残念だったのは、その新エンジンを予選とレースで使用できなかったことだ。理由は金曜日のフリー走行で新エンジンを搭載したフェルナンド・アロンソのマシンがギヤボックストラブルに見舞われたからだ。瞬間的にエンジンがオーバーレブしてしまったため、ホンダは大事をとって、土曜日以降の使用を見合わせ、アロンソ車にストフェル・バンドーンと同様スペック2を搭載した。
結果的に今年のアゼルバイジャンGPは大荒れの展開となったため、スペック2でも中団でポジション争いができ、アロンソは9位入賞を果たした。なお、レース終盤、アロンソが「ノーパワー、ノーバッテリー」と無線で訴えていたが、エンジンにもERS系にも問題はなかった。むしろ、アロンソがカルロス・サインツJr.にオーバーテイクを許したときに、アロンソがタイムを失っていたのはセクター1だった。そのため、DRSゾーンに入られて、簡単にオーバーテイクを許したのではないかと考えられる。

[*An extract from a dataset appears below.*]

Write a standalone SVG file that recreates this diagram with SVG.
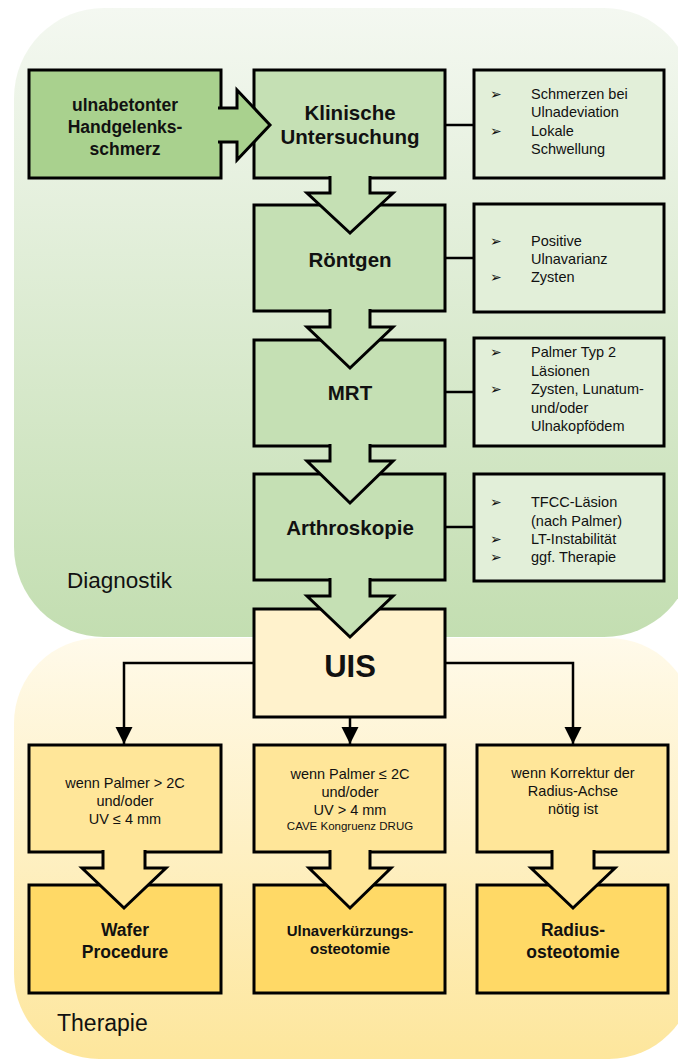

もうひとつ、アゼルバイジャンGPで得た明るい材料は、大事をとって温存したスペック3に明らかに問題がバクーで発見されなかったことだ。
「詳細はHRD Sakuraで調査してみないとわかりませんが、ここで見た限りでは大きな問題は見つかりませんでした。たぶん、大丈夫だと思います」と長谷川祐介総責任者は語る。
バクーで投入したスペック3は4基目のエンジンだった。その使用を土曜日以降見送ったホンダは、予選とレースでスペック2を5基目のエンジンとして使用した。もしバクーで投入したスペックが使い物にならなかった場合、ホンダはオーストリアGPで6基目のエンジンとしてスペック3を使用するしかなかった。
しかし、オーバーレブさせた4基目(スペック3)が使用ならば、5基目のエンジン(スペック2)は金曜日エンジンとして使い回し、4基目(スペック3)を予選とレース用に使うことができる。
アゼルバイジャンGPでは、2人とも多くのグリッド降格ペナルティを受けたが、そのほとんどはトラブルによるものではなく、オーストリアGPを見越した戦略的な交換だった。
「2人のドライバーには申し訳ないなかったんですが、ここでペナルティを集中させたのは、次からのレースで不利を被らないための戦術。スペック3もそれなりのパフォーマンスも見えてきた。ここから少しでも上昇していきたい」
まだまだトップは遠いが、前進は見られた。その前進は次のオーストリアGPで土曜日以降、成績として見られるだろう。